中国纪录片导演范立欣主张用批判的眼光看待世间万物,发现隐藏在理性与非理性背后的蕴意,寻求突破和可能性。纪录片《归途列车》以在中国广州打工的农民工家庭为主题。导演跟随张昌华一家人,拍摄三年来春节期间返家探亲的历程。春运大军中农民工是最亮眼的一支,他们往往成群结队,互相搀扶,希望在路上有个照应。他们处在社会底层,为让子女早日脱离农村往返于城市和农村之间,他们只是城市的暂住者。春运对农民工来说,在某种程度上可能是一年中最屈辱的一天,他们无法在这特殊的日子找到在这个国家的位置。纪录片导演伍仕贤所拍摄的反映社会人情冷漠的《车44》,女子遭强奸却无人报警和制止,折射出围观群体的冷漠,同时表达导演对社会的反思。小众电影抑或是独立电影虽然拍摄技术上受制于器材的优劣程度和人员表演水平的好坏,却不影响通过故事来提升电影的表现力,小成本纪录片依旧能够震撼观众心灵,改变人们的价值观。

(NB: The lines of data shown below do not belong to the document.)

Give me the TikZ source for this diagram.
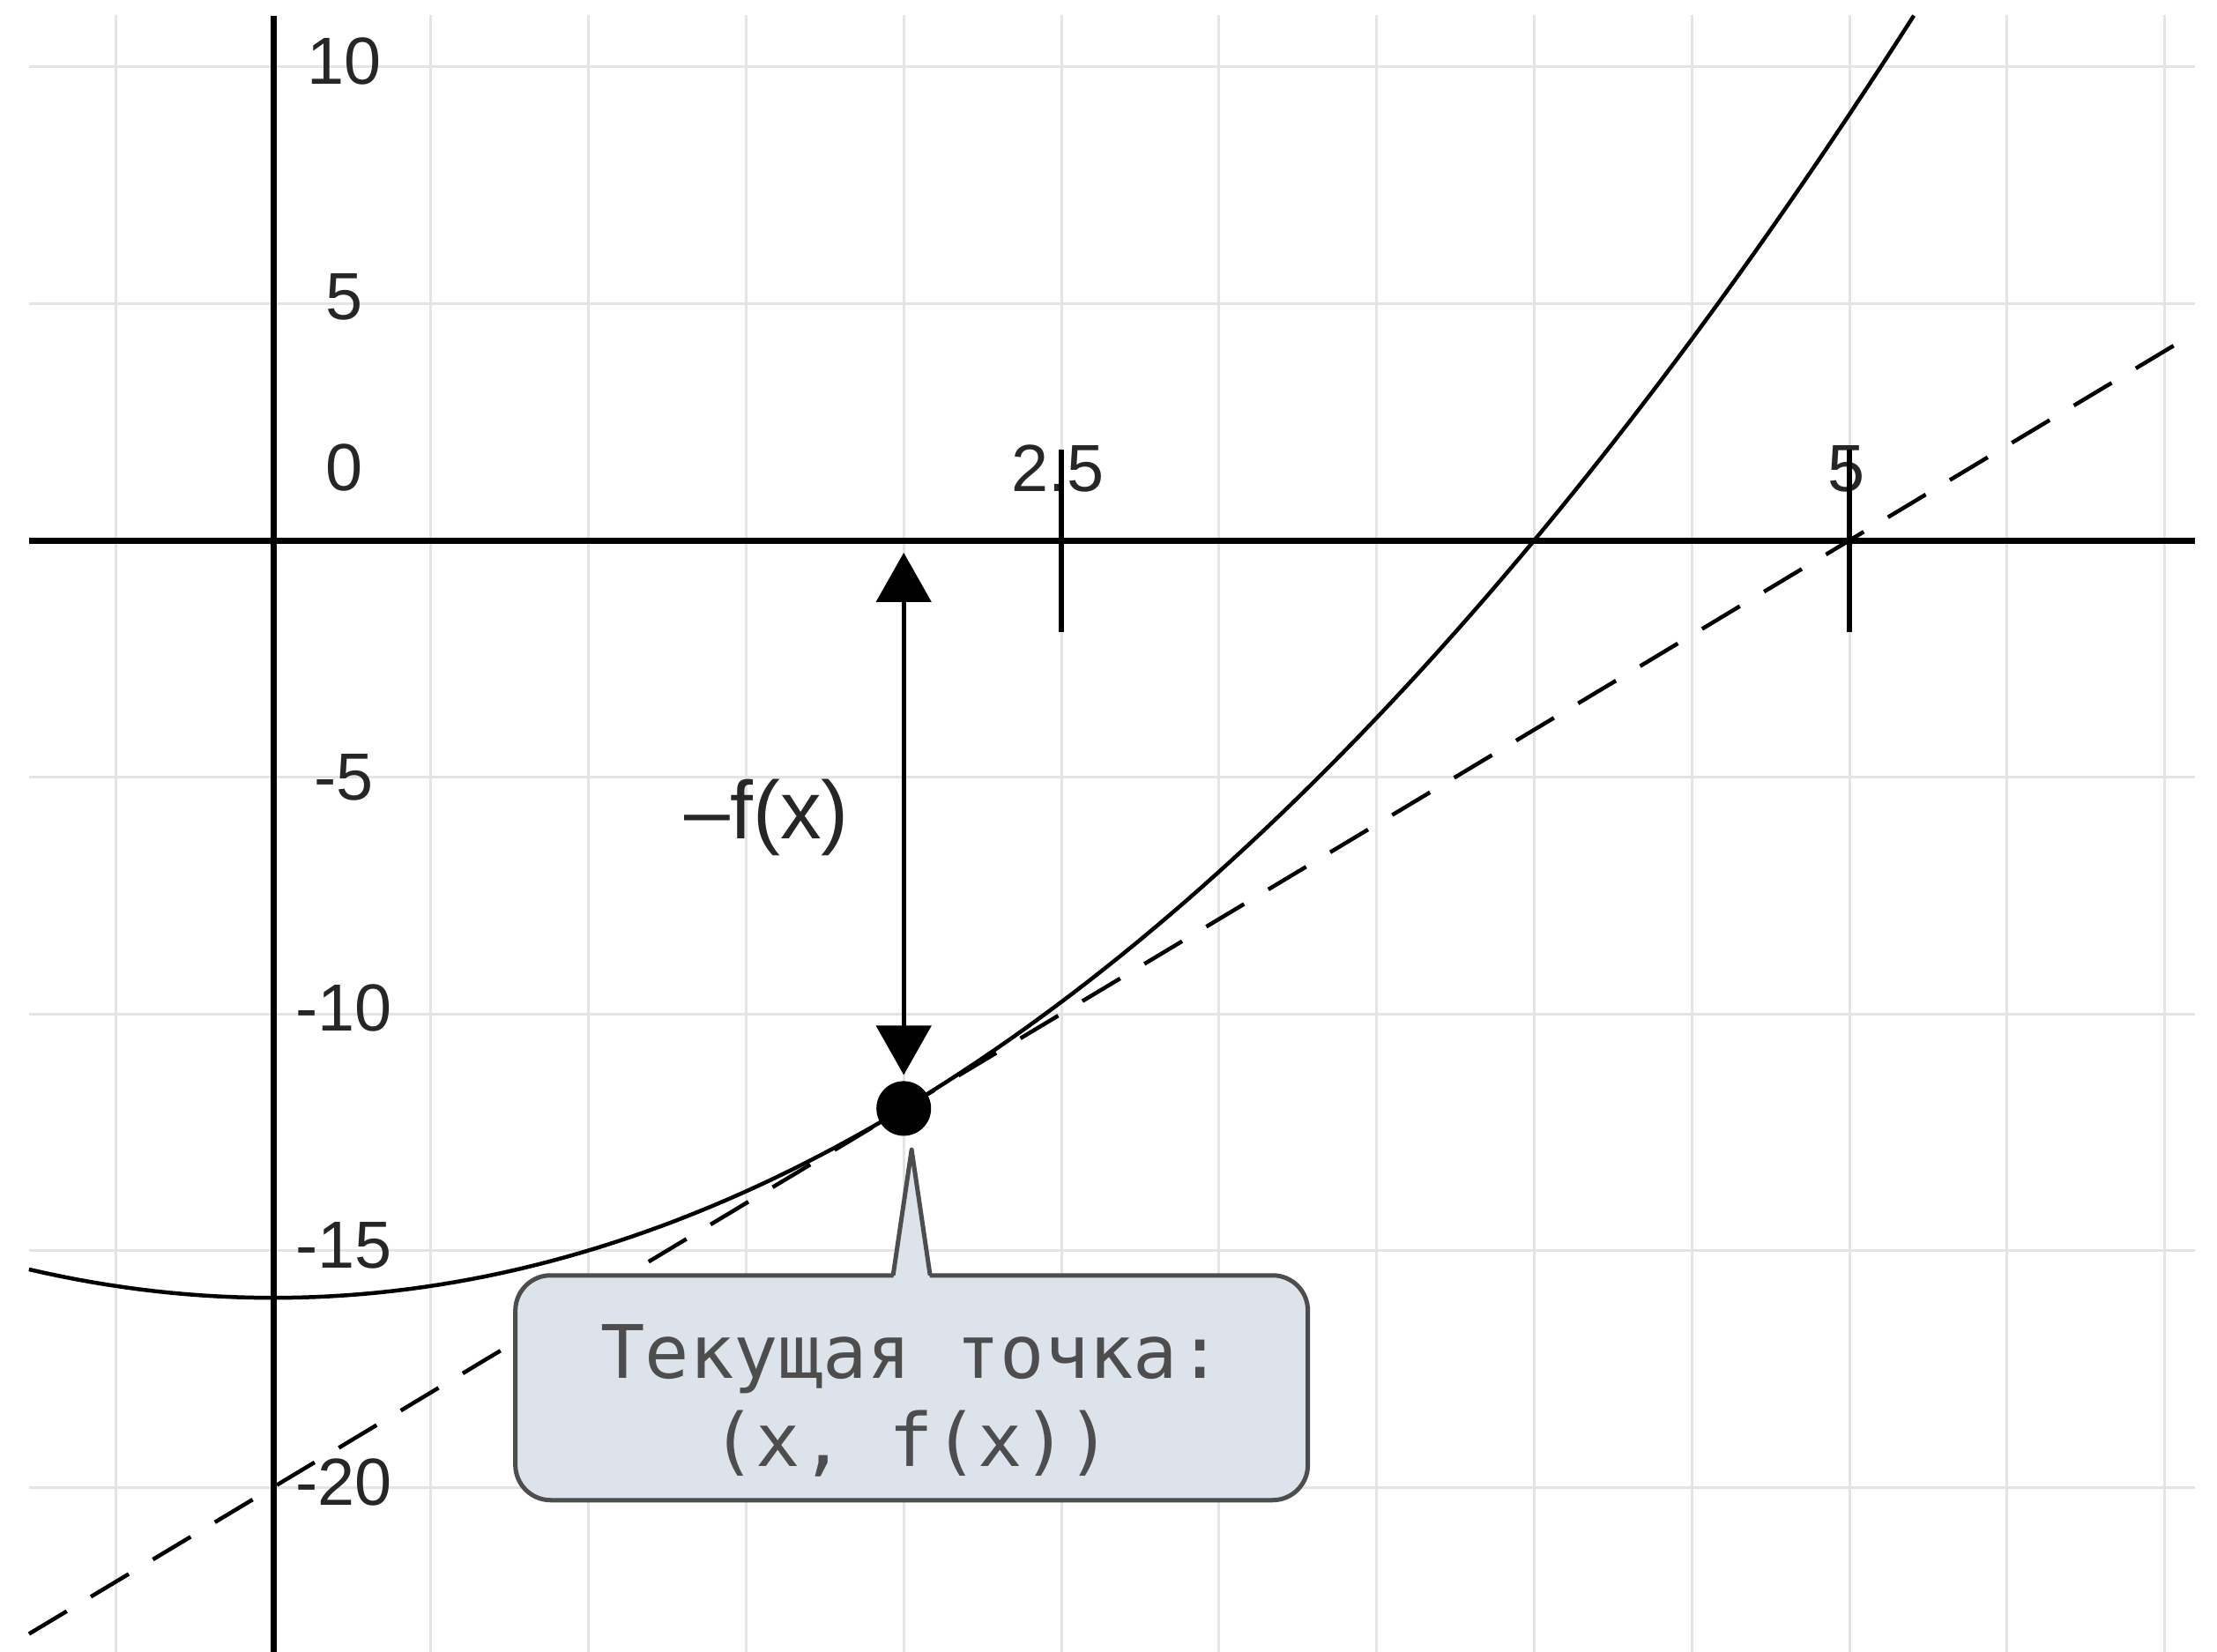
\documentclass[tikz,border=0pt]{standalone}
\usepackage{fontspec}
\setmainfont{Liberation Sans}
\newfontfamily\calloutfont{DejaVu Sans Mono}
\usetikzlibrary{arrows.meta}
\definecolor{gridgray}{HTML}{E4E4E4}
\definecolor{boxfill}{HTML}{DCE3EB}
\definecolor{boxline}{HTML}{4D4D4D}

\begin{document}
\begin{tikzpicture}[
    x=3.576cm, y=0.537cm,
    >={Triangle[width=0.62cm,length=0.56cm]},
    gridline/.style={gridgray, line width=0.03cm},
    axisline/.style={black, line width=0.07cm},
    tickline/.style={black, line width=0.06cm},
    curveline/.style={black, line width=0.045cm},
    tangentline/.style={black, line width=0.045cm, dash pattern=on 0.5cm off 0.32cm},
    ticktext/.style={font=\fontsize{21.5}{26}\selectfont, text=black!85, inner sep=0pt},
    fxtext/.style={font=\fontsize{26.5}{30}\selectfont, text=black!85, inner sep=0pt},
    dot/.style={circle, fill=black, minimum size=0.62cm, inner sep=0pt, outer sep=0.07cm},
    callout/.style={draw=boxline, fill=boxfill, line width=0.05cm, rounded corners=0.4cm,
        minimum width=8.99cm, minimum height=2.55cm, align=center, text=boxline,
        font=\calloutfont\fontsize{23.8}{28.5}\selectfont}
]
\useasboundingbox (-0.8669,-23.482) rectangle (6.1661,11.415);

\foreach \gx in {-0.5,0.5,1,...,6}
    \draw[gridline] (\gx,-23.482) -- (\gx,11.1);
\foreach \gy in {-20,-15,...,10}
    \draw[gridline] (-0.775,\gy) -- (6.096,\gy);

\draw[axisline] (-0.775,0) -- (6.096,0);
\draw[axisline] (0,11.08) -- (0,-23.482);

\foreach \val/\yy [count=\i] in {10/10.13, 5/5.14, 0/1.53, -5/-5, -10/-9.87, -15/-14.9, -20/-19.9}
    \node[ticktext] (ylab\i) at (0.224,\yy) {\val};
\node[ticktext] (xlab1) at (2.49,1.51) {2.5};
\node[ticktext] (xlab2) at (4.99,1.51) {5};

\foreach \tx in {2.5,5}
    \draw[tickline] (\tx,1.92) -- (\tx,-1.94);

\draw[tangentline] (-0.775,-23.1) -- (6.096,4.384);
\draw[curveline] plot[domain=-0.775:5.206, samples=120] (\x,{\x*\x-16});

\node[fxtext] (fx) at (1.565,-5.85) {–f(x)};

\coordinate (axfoot) at (2,-0.26);
\node[dot] (cur) at (2,-12) {};
\draw[<->, black, line width=0.05cm] (axfoot) -- (cur);

\node[callout] (note) at (2.025,-17.9) {\rule{0pt}{0.9cm}Текущая точка:\\(x, f(x))};
\coordinate (tip) at ([yshift=1.4cm]note.north);
\fill[boxfill] ([xshift=-0.21cm,yshift=-0.08cm]note.north) -- (tip)
    -- ([xshift=0.21cm,yshift=-0.08cm]note.north) -- cycle;
\draw[boxline, line width=0.05cm, line join=round]
    ([xshift=-0.21cm,yshift=-0.025cm]note.north) -- (tip)
    -- ([xshift=0.21cm,yshift=-0.025cm]note.north);

\end{tikzpicture}
\end{document}
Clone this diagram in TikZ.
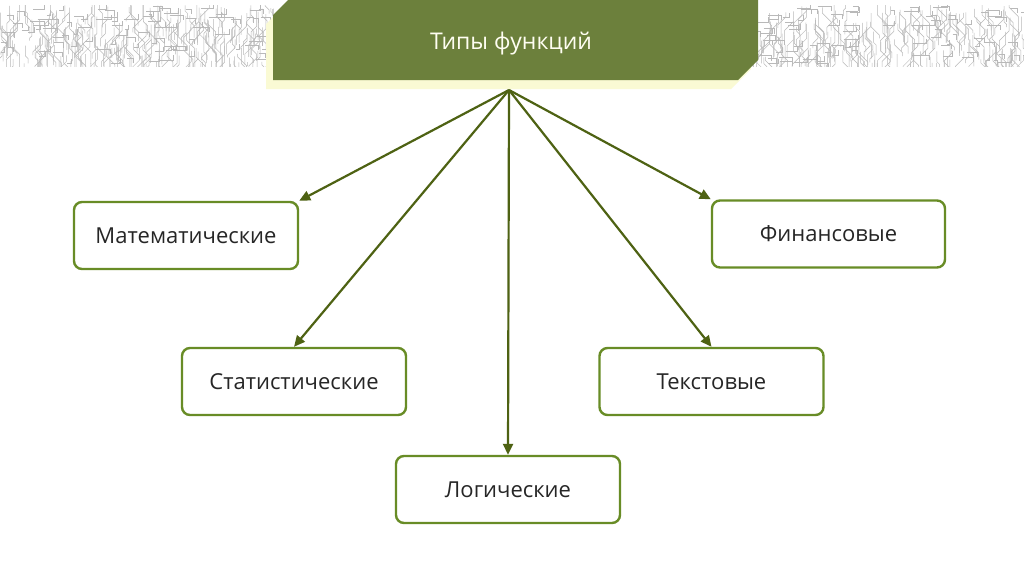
\documentclass[tikz,border=0pt]{standalone}
\usepackage{fontspec}
\setmainfont{Open Sans}
\usetikzlibrary{arrows.meta}
\definecolor{titlegreen}{RGB}{108,128,60}
\definecolor{boxgreen}{RGB}{104,140,38}
\definecolor{arrowgreen}{RGB}{78,98,19}
\definecolor{shadowyellow}{RGB}{250,250,212}
\definecolor{circgray}{RGB}{185,185,185}
\tikzset{
  fbox/.style={draw=boxgreen, line width=2.4pt, rounded corners=8pt, fill=white,
    minimum width=224pt, minimum height=67pt, inner sep=0pt, font=\fontsize{22}{26}\selectfont, text=black!85},
  conn/.style={draw=arrowgreen, line width=2.2pt, -{Triangle[length=11pt,width=10pt]}},
  circ/.style={draw=circgray, line width=0.5pt},
}
\begin{document}
\begin{tikzpicture}[x=1pt,y=-1pt]
\useasboundingbox (0,0) rectangle (1024,574);
\fill[white] (0,0) rectangle (1024,574);
% circuit texture strip
\begin{scope}
\clip (0,5) rectangle (1024,66);
\pgfmathsetseed{42}
\foreach \i in {1,...,900}{
  \pgfmathsetmacro\xa{rnd*1024}
  \pgfmathsetmacro\ya{2+rnd*62}
  \pgfmathsetmacro\la{3+rnd*14}
  \pgfmathsetmacro\lb{2+rnd*8}
  \pgfmathsetmacro\lc{2+rnd*12}
  \pgfmathsetmacro\sg{rnd<0.5 ? -1 : 1}
  \draw[circ] (\xa,\ya) -- ++(0,\la) -- ++(\sg*\lb,\lb) -- ++(0,\lc);
}
\foreach \i in {1,...,350}{
  \pgfmathsetmacro\xa{rnd*1024}
  \pgfmathsetmacro\ya{6+rnd*58}
  \pgfmathsetmacro\la{3+rnd*12}
  \pgfmathsetmacro\sg{rnd<0.5 ? -1 : 1}
  \draw[circ] (\xa,\ya) -- ++(\la,0) -- ++(0,\sg*5);
}
\end{scope}
% title shape with shadow
\fill[shadowyellow] (266,24) -- (281,9) -- (751,9) -- (751,69) -- (731,89) -- (266,89) -- cycle;
\fill[titlegreen] (273,15) -- (288,0) -- (758,0) -- (758,60) -- (738,80) -- (273,80) -- cycle;
\node[text=white!95!yellow, font=\fontsize{23}{27}\selectfont] (title) at (511,44) {Типы функций};
\coordinate (hub) at (509,90);
% boxes
\node[fbox] (mat) at (186,235.5) {Математические};
\node[fbox, minimum width=233pt] (fin) at (828.5,234) {Финансовые};
\node[fbox] (stat) at (294,381.5) {Статистические};
\node[fbox] (txt) at (711.5,381.5) {Текстовые};
\node[fbox] (log) at (508,489.5) {Логические};
% connectors
\draw[conn] (hub) -- (mat.north east);
\draw[conn] (hub) -- (fin.north west);
\draw[conn] (hub) -- (stat.north);
\draw[conn] (hub) -- (txt.north);
\draw[conn] (hub) -- (log.north);
\end{tikzpicture}
\end{document}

纪录片制作人从回避故事化到渐渐接受故事片的制作模式,重视故事性已经成为纪录片创作的一种共识。纪录片的故事性存在于日常生活中,每人都拥有故事,事物都可以挖掘出相关联的故事,但是纪录片的故事化并非绝对地以故事性为唯一,而是指在创作内容和表现形式上,强调情节因素,不仅是对生活的刻板记录,而是通过人的活动来见证事件,在题材选择和表现形式上偏向于对人文世界的挖掘。绝大多数优秀纪录片不局限于记录人物行为,更试图通过镜头来发现隐藏在人性背后的东西,表现社会大背景下人物命运的变迁。选择一个有故事情节的题材,不应刻板地去记录生活,满足观众感官上的刺激,而应关注人生百态呼唤观众理性,追问和反思影片下的社会现状。

故事化是在纪录片写实风盛行所被遗忘的概念,但却是中国纪录片跻身国际市场的万能钥匙。今天国产纪录片更需兼顾纪实性和故事性,将故事元素充分注入纪录片中,使纪录片不再枯燥乏味,拥有自己的灵魂。还需按照观众的审美习惯设置悬念,突出细节。对个人而言,拍摄纪录片能够帮助自己树立正确世界观,思想上带来共鸣和启迪。对社会而言,纪录片要承担传播真实的社会变革的历史任务,弘扬时代真善美。